Our Ceri Stanaway shared her feelings about the UK’s smallest denomination and life without pennies. While Ceri finds pennies useful, not everyone seems to find them so valuable. Craig could definitely live without copper coins:

‘Yes scrap the penny and 2p coins; they are a pain in the backside. You only end up with jars full of them. They could easily price things in increments of five.’

On Twitter, ‘Starlight’s Dad’ had some advice to get the most out of copper coins:

‘Don’t hoard coppers. Don’t waste money in coin counting machines. Coppers in self service till, pay balance by card’

A more radical paper money solution came from Malcolm R:

‘Perhaps just ditch coins and use paper money, scaled in pence (or 0.1p for petrol?) – just cut off the bit you need.’

Change for charities

Wavechange suggested an alternative fate for our spare 1p coins:

‘Rather than complain about all these pennies we could put them in one of the charity boxes, conveniently placed next to tills.’

Reggie on Facebook thinks that charities could lose out (or do much better):

‘All my 1s, 2s and 5s go into charity boxes, so I won’t miss them, but the charities might. Perhaps I’ll have to be less stingy and put in 10s or 20s.’

The removal of our copper coins worries W j g:

‘If the penny or the 2p coins were scrapped, rounding up or rounding down would occur on some prices, but only when cash is used. Rounding would not be a problem, for an increasing number of people using credit cards, or similar plastic, for electronic payments, where the exact price is paid.’

John Ward has a novel solution to avoid this issue:

‘There are times when a 99p coin would be useful.’

Nostalgia for pennies gone by

BrianAC is not too surprised to see pennies at risk of being scrapped:

‘Here we go again! It seems like only yesterday that the same was being said about the old penny, then the new half pence piece and the sixpence. I very seldom use cash, when I do I have to check the value of each piece to see what it is. I doubt if we could ever do without cash, but for me it belongs in the past.’

Ludiger Harris would be very sad to see the penny disappear:

‘I remember the old copper one penny piece vividly. Such a charming denomination and a truly great shame and sad day if they decide to withdraw it from our shops, streets and children’s hands. I remember when the old boy was introduced in 1971 and we had a huge party to celebrate. Over 500 people turned up and we had miles of bunting and a mammoth sing-song with old favourites like Knees Up Mother Brown and When Imhotep Went to the Ritz belted out until the small hours – my utmost apologies to my neighbours if they’re reading this!’

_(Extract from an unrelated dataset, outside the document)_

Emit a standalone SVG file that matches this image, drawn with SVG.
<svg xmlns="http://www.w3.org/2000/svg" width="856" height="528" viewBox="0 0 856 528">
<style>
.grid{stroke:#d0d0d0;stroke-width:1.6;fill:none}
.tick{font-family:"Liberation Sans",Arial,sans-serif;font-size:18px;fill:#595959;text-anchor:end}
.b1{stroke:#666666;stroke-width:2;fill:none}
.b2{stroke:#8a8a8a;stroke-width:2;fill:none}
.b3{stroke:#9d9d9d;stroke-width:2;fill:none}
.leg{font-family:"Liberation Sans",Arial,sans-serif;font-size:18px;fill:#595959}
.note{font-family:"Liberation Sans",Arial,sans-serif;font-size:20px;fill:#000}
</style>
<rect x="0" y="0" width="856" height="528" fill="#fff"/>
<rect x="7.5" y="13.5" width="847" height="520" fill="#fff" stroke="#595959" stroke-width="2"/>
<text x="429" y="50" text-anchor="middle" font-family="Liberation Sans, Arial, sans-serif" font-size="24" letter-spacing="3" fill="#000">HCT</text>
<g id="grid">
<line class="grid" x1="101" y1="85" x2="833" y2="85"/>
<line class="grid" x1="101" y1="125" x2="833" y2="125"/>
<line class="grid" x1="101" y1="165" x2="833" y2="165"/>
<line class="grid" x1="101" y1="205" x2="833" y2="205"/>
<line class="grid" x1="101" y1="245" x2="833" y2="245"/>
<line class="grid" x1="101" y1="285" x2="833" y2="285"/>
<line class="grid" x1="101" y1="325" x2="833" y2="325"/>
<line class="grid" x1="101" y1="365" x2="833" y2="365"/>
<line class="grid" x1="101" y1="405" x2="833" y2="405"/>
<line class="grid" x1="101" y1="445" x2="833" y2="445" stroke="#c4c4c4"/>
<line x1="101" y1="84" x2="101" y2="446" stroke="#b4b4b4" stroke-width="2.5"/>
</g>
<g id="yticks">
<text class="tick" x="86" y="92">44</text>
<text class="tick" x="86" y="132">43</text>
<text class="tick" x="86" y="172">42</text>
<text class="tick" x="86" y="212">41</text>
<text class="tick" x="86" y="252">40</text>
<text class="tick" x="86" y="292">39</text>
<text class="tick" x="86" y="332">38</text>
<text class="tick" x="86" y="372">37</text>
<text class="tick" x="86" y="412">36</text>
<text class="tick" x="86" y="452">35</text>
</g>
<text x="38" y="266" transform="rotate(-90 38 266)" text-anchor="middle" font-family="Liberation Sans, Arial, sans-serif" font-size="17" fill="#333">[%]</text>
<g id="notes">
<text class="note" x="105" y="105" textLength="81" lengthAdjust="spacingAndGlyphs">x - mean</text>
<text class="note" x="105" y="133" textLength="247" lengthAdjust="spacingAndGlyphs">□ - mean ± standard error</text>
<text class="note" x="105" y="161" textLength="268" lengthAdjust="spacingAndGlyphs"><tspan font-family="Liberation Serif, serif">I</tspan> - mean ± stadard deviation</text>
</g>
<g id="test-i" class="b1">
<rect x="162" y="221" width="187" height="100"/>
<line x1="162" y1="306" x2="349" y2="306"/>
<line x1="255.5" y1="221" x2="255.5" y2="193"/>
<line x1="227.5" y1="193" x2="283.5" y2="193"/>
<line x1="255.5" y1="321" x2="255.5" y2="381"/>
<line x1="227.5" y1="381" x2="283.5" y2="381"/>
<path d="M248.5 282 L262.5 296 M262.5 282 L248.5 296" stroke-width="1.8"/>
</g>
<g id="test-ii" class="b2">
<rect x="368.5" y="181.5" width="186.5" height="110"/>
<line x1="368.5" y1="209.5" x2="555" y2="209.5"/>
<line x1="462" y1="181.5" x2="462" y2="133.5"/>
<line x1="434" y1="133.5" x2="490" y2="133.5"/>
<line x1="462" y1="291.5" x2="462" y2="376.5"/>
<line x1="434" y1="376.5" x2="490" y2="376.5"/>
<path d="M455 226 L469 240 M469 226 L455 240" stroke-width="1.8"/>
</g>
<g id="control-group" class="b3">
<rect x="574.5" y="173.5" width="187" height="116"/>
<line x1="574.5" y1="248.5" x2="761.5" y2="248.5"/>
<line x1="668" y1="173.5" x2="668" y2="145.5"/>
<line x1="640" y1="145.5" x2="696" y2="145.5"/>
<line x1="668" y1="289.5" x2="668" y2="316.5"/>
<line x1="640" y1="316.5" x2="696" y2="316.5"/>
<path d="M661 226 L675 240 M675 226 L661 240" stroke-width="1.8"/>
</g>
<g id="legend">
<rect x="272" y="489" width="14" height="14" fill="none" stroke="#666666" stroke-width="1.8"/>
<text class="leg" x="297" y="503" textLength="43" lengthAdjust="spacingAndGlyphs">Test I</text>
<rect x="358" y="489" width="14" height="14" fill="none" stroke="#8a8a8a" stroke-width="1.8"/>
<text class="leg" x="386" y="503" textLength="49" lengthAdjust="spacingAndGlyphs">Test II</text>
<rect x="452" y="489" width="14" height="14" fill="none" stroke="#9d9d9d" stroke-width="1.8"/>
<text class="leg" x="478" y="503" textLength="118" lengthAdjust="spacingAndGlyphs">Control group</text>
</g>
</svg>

And on that musical note, we award Ludiger the Comment of the Week! Would you be sorry to see pennies disappear from your wallet? Are the days of cash numbered?

Jean Hall says:
10 February 2013

I vote no to keeping the one pence and the two pence piece, I like others have a jar full of them.

Jean Dillon says:
10 February 2013

I agree that they are a nuiscence, but if they and the 2 pence were scrapped then lots of products would go up in price. At the end of each week when I am sorting my money for the following week I [put all the 1p, 2p and 5p into separate money bags, keeping a tally on how much is in the bags.When a bag has reached the full amount that is allowed in it I take it to the bank to get it changed for either one or five pound and use this savings to help pay for unexpected payments

john mccolgan says:
10 February 2013

who uses cash theses days?

I guess it must be all those people who use ATMs.

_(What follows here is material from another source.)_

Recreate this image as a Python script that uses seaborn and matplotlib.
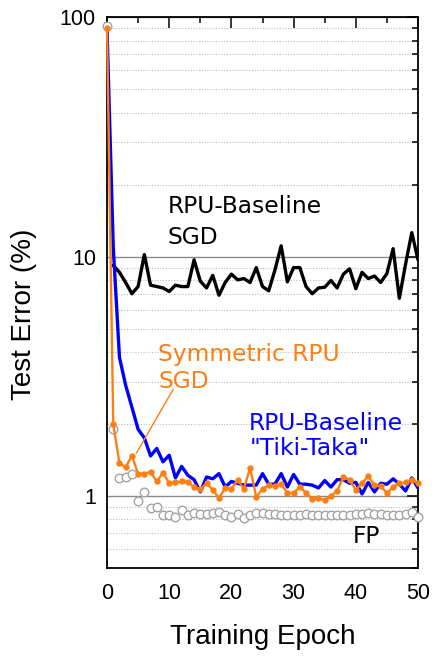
import matplotlib
matplotlib.use('Agg')
import matplotlib.pyplot as plt
import seaborn as sns
from matplotlib.ticker import FixedLocator, FuncFormatter, LogLocator, NullFormatter

# ---------------- data ----------------
epochs = list(range(0, 51))

fp_error = [92, 1.9, 1.19, 1.2, 1.24, 0.95, 1.04, 0.89, 0.9, 0.83,
            0.83, 0.82, 0.87, 0.83, 0.85, 0.84, 0.84, 0.85, 0.86, 0.83,
            0.82, 0.84, 0.81, 0.83, 0.85, 0.85, 0.84, 0.84, 0.83, 0.83,
            0.83, 0.83, 0.84, 0.83, 0.83, 0.83, 0.83, 0.83, 0.83, 0.83,
            0.84, 0.84, 0.85, 0.84, 0.84, 0.83, 0.83, 0.83, 0.84, 0.86,
            0.82]

symmetric_sgd = [90, 2.0, 1.37, 1.32, 1.47, 1.24, 1.24, 1.26, 1.15, 1.25,
                 1.13, 1.14, 1.15, 1.14, 1.09, 1.07, 1.13, 1.06, 0.98, 1.08,
                 1.07, 1.17, 1.07, 1.31, 0.99, 1.07, 1.11, 1.10, 1.12, 1.03,
                 1.03, 1.09, 1.03, 0.97, 0.98, 0.96, 1.00, 1.05, 1.20, 1.17,
                 1.06, 1.13, 1.21, 1.11, 1.10, 1.03, 1.09, 1.13, 1.14, 1.17,
                 1.13]

tiki_taka = [90, 11.0, 3.8, 2.9, 2.35, 1.9, 1.75, 1.47, 1.58, 1.39,
             1.48, 1.19, 1.33, 1.22, 1.17, 1.04, 1.20, 1.18, 1.24, 1.09,
             1.15, 1.13, 1.11, 1.11, 1.11, 1.24, 1.12, 1.12, 1.24, 1.09,
             1.23, 1.12, 1.12, 1.11, 1.08, 1.16, 1.09, 1.17, 1.17, 1.13,
             1.14, 1.02, 1.14, 1.04, 1.13, 1.12, 1.18, 1.12, 1.05, 1.19,
             1.08]

baseline_epochs = list(range(1, 51))
baseline_sgd = [9.2, 8.6, 7.8, 7.0, 7.5, 10.2, 7.6, 7.5, 7.4, 7.15,
                7.6, 7.5, 7.5, 9.7, 7.9, 7.4, 8.35, 6.9, 7.8, 8.45,
                8.0, 8.1, 7.8, 9.0, 7.5, 7.2, 8.8, 11.1, 7.85, 9.0,
                9.0, 7.5, 7.0, 7.4, 7.45, 7.95, 7.4, 8.45, 8.9, 7.35,
                8.6, 8.1, 8.3, 7.8, 8.5, 10.8, 6.7, 9.3, 12.6, 9.7]

x_ticks = [0, 10, 20, 30, 40, 50]
y_ticks = [1, 10, 100]

ORANGE = '#fb7f12'
BLUE = '#0000ff'

# ---------------- figure ----------------
sns.set_theme(style='white')
plt.rcParams['font.family'] = ['Liberation Sans', 'DejaVu Sans']
plt.rcParams.update({'text.color': 'black', 'axes.labelcolor': 'black',
                     'xtick.color': 'black', 'ytick.color': 'black'})

fig = plt.figure(figsize=(4.32, 6.56), dpi=100)
ax = fig.add_axes([0.2477, 0.1341, 0.7199, 0.8395])
ax.set_yscale('log')

ax.yaxis.grid(True, which='major', color='#8a8a8a', lw=1.0, ls='-')
ax.yaxis.grid(True, which='minor', color='#bdbdbd', lw=0.8, ls=(0, (1, 1.5)))
ax.xaxis.grid(False)
ax.set_axisbelow(True)

sns.scatterplot(x=epochs, y=fp_error, ax=ax, marker='o', s=38,
                color='white', edgecolor='#a3a3a3', linewidth=1.0,
                zorder=3, clip_on=False, legend=False)
sns.lineplot(x=baseline_epochs, y=baseline_sgd, ax=ax, color='black',
             lw=2.4, zorder=4, legend=False)
sns.lineplot(x=epochs, y=tiki_taka, ax=ax, color=BLUE, lw=2.4,
             zorder=5, legend=False)
sns.lineplot(x=epochs, y=symmetric_sgd, ax=ax, color=ORANGE, lw=1.7,
             marker='o', markersize=4.6, markeredgewidth=0,
             zorder=6, legend=False, clip_on=False)

ax.set_xlim(0, 50)
ax.set_ylim(0.5, 100)

ax.xaxis.set_major_locator(FixedLocator(x_ticks))
ax.xaxis.set_minor_locator(FixedLocator([5, 15, 25, 35, 45]))
ax.yaxis.set_major_locator(FixedLocator(y_ticks))
ax.yaxis.set_minor_locator(LogLocator(base=10, subs=range(2, 10), numticks=20))
ax.yaxis.set_major_formatter(FuncFormatter(lambda v, p: '%g' % v))
ax.yaxis.set_minor_formatter(NullFormatter())

ax.tick_params(which='both', direction='in', top=True, right=True,
               color='black', labelcolor='black', width=1.1)
ax.tick_params(which='major', length=8)
ax.tick_params(which='minor', length=4.5)
ax.tick_params(axis='x', which='major', labelsize=15.5, pad=11)
ax.tick_params(axis='y', which='major', labelsize=15.5, pad=8)

for sp in ax.spines.values():
    sp.set_color('black')
    sp.set_linewidth(1.3)

ax.set_xlabel('Training Epoch', fontsize=20, labelpad=14, color='black')
ax.set_ylabel('Test Error (%)', fontsize=20, color='black')
ax.yaxis.set_label_coords(-0.225, 0.46)

# ---------------- annotations ----------------
afont = dict(family='DejaVu Sans', fontsize=16.8, va='baseline', ha='left')
ax.text(9.8, 15.2, 'RPU-Baseline', color='black', **afont)
ax.text(9.8, 11.3, 'SGD', color='black', **afont)
ax.text(8.2, 3.68, 'Symmetric RPU', color=ORANGE, **afont)
ax.text(8.2, 2.82, 'SGD', color=ORANGE, **afont)
ax.text(22.8, 1.89, 'RPU-Baseline', color=BLUE, **afont)
ax.text(23.0, 1.48, '"Tiki-Taka"', color=BLUE, **afont)
ax.text(39.5, 0.634, 'FP', color='black', **afont)
ax.plot([10.66, 4.74], [2.796, 1.513], color=ORANGE, lw=1.0, zorder=7)

fig.savefig('out.png', dpi=100)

Cash is real money that you have to physically extract from your wallet or handbag and part with to buy something – not some anonymous electronic transfer of virtual money you never see used for an impulse purchase. Cash does, I think, make you realise you are losing assets to buy something – in contrast to the unreal credit-driven world some inhabit.
Perhaps the Government could follow this philosophy and only spend cash (but then, unlike us, they can print it when they run short , so maybe it’s best to go back to the gold standard).